- _GIVEN TASK_
What lines of the data include the string "this"? Copy them all.

---+---

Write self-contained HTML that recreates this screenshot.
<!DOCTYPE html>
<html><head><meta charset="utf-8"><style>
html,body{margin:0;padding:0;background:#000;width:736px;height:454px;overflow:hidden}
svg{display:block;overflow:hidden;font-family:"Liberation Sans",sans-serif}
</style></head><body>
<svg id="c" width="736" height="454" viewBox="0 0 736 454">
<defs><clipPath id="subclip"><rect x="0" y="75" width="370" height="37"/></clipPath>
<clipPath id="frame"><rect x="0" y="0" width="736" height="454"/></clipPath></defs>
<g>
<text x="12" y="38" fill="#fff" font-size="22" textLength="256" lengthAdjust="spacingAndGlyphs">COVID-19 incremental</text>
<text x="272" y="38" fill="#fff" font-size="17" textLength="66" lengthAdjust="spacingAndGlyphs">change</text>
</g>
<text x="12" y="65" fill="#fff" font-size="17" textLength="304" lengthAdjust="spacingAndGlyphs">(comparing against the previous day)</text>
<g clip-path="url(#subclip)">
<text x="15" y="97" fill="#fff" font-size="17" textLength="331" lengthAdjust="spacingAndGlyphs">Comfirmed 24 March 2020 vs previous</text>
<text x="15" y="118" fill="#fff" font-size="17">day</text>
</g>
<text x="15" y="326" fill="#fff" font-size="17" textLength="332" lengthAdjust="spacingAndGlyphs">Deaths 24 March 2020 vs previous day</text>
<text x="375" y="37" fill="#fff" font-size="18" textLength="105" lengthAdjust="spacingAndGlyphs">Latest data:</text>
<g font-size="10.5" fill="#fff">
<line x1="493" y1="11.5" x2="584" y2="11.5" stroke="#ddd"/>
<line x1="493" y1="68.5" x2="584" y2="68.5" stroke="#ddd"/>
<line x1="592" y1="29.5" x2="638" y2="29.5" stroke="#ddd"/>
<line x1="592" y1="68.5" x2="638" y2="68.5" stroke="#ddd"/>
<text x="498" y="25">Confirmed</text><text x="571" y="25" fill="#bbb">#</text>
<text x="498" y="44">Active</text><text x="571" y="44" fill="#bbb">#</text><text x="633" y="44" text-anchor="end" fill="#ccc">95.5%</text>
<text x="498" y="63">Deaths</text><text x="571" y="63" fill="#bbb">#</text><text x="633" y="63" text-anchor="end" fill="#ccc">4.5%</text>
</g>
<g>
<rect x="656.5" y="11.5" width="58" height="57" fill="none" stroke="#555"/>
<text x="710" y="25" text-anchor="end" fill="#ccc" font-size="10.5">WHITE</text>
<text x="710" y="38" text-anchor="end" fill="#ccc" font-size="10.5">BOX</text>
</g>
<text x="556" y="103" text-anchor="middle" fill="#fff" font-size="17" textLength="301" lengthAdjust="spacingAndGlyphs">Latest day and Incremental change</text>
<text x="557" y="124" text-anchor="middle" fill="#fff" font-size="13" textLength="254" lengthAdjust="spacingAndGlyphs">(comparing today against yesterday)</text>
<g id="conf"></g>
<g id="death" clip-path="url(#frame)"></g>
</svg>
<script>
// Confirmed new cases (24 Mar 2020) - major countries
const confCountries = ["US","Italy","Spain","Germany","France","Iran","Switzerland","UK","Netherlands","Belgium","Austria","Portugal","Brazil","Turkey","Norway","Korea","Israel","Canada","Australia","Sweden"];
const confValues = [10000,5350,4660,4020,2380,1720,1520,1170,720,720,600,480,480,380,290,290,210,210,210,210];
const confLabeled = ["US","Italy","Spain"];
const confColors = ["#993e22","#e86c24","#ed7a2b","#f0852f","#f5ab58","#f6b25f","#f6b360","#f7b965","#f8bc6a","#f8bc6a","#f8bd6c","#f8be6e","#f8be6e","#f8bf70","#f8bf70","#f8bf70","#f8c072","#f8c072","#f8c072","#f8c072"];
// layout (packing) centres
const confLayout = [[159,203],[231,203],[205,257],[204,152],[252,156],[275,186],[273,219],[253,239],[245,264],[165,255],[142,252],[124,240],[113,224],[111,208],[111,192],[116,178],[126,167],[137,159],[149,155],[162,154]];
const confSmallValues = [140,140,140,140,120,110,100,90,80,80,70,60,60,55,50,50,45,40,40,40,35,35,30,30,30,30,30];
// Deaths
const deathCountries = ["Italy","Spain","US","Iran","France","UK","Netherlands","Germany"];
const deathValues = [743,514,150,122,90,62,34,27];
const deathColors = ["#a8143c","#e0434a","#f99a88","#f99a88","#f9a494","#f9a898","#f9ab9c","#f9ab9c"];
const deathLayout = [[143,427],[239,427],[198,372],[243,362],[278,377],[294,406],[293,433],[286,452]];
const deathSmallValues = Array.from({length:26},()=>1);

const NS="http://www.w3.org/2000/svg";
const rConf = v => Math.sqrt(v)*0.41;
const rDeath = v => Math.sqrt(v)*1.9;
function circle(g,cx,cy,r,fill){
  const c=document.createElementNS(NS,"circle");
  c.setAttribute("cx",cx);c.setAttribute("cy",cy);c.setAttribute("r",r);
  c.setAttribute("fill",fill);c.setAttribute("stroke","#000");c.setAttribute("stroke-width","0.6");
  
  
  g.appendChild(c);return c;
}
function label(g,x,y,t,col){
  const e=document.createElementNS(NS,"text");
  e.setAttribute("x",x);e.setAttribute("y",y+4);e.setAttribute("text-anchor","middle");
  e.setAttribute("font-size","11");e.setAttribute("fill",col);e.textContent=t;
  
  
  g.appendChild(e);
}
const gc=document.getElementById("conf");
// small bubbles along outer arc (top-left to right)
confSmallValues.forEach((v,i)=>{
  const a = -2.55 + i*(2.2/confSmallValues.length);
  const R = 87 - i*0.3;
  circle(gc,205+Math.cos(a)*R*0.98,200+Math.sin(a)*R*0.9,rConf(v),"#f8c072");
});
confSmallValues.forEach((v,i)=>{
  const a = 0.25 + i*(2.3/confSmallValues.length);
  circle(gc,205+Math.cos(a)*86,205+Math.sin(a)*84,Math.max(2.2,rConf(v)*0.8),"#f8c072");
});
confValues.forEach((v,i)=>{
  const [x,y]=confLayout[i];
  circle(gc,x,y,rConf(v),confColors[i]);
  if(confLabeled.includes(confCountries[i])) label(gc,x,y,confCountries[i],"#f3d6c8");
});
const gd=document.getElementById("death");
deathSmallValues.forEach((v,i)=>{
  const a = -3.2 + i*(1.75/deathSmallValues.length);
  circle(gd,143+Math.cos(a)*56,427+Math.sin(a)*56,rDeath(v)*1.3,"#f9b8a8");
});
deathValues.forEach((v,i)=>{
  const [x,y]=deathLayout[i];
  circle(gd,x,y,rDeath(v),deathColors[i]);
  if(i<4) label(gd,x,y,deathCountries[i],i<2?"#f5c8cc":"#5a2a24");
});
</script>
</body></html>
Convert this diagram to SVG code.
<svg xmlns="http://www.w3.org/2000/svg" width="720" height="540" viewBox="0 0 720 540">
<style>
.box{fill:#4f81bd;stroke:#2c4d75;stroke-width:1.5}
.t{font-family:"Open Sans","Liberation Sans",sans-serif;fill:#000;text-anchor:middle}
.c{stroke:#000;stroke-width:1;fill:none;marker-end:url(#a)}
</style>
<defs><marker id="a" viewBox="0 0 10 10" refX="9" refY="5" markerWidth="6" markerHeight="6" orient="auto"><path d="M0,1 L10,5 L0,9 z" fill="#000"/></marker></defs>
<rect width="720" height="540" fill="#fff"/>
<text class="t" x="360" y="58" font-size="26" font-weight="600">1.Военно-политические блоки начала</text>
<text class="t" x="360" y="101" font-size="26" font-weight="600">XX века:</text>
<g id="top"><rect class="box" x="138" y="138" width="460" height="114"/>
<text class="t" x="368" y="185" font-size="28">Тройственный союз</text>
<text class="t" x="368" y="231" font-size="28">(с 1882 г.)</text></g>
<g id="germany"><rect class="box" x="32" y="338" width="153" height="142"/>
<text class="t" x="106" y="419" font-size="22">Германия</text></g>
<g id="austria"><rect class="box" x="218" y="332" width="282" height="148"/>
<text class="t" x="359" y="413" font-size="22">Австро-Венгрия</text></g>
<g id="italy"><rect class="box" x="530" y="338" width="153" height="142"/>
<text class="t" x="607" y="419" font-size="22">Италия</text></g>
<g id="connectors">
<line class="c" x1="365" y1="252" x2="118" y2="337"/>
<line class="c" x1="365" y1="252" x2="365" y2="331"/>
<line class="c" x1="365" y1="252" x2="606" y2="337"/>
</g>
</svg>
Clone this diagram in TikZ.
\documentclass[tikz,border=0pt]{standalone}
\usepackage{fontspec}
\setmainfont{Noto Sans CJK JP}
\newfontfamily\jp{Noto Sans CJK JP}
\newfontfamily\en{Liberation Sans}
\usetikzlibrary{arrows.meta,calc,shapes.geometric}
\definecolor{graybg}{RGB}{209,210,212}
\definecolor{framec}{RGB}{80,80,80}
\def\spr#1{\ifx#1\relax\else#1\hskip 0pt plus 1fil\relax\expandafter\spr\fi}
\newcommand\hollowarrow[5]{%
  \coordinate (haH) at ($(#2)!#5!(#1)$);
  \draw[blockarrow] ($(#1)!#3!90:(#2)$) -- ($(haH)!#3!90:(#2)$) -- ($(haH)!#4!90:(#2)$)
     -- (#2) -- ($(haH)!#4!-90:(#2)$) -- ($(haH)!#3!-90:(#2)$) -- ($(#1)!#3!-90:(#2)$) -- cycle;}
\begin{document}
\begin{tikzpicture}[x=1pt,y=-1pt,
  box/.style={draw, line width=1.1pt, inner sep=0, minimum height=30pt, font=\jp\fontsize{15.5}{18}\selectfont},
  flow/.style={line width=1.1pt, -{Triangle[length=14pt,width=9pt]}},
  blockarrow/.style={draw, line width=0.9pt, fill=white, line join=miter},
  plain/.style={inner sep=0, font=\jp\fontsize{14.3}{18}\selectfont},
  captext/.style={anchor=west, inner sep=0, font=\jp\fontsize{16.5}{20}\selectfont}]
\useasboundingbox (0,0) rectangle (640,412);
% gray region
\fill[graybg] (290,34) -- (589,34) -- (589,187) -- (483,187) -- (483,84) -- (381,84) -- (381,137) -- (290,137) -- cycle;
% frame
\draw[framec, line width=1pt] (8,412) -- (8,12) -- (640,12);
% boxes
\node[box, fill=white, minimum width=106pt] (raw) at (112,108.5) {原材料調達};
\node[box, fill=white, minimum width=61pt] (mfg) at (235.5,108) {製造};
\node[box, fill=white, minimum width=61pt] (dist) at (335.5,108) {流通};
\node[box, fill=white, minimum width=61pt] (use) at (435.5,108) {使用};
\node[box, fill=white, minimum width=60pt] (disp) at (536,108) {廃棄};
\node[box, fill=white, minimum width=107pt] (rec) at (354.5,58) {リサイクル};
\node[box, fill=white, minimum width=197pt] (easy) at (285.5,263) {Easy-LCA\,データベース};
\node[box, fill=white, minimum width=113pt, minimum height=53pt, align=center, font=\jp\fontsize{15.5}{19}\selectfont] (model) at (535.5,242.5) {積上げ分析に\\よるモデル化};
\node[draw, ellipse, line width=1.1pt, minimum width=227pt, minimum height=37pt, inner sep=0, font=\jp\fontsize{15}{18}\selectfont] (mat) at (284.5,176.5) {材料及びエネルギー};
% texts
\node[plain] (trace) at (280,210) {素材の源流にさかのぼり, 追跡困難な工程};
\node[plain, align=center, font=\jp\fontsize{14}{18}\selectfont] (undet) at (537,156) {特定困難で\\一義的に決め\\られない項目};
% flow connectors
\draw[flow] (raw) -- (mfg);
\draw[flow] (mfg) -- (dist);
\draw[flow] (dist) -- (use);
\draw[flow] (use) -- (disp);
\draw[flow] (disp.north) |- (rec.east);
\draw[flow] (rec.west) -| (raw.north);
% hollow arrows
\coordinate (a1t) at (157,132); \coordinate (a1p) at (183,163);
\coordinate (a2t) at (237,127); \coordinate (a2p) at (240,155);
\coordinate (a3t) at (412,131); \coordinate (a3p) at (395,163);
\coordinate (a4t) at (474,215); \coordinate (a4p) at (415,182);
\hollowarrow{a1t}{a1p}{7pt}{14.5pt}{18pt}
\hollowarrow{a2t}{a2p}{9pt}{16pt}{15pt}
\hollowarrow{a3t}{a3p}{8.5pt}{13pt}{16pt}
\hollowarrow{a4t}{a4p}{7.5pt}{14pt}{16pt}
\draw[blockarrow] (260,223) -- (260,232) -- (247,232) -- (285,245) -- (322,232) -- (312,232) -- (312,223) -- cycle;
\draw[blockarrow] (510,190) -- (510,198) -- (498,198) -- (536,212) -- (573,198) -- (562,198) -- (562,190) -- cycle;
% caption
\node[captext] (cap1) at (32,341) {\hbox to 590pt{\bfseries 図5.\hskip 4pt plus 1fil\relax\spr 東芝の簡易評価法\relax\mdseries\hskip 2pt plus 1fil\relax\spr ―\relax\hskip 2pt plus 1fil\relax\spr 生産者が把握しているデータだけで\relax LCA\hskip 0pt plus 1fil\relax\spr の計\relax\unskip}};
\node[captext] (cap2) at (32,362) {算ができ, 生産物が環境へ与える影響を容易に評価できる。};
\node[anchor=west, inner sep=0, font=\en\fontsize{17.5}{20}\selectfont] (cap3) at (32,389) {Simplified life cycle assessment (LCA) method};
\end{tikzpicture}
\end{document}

---+---

- _FINAL RESULT_
Write self-contained HTML that recreates this screenshot.
Convert this diagram to SVG code.
Clone this diagram in TikZ.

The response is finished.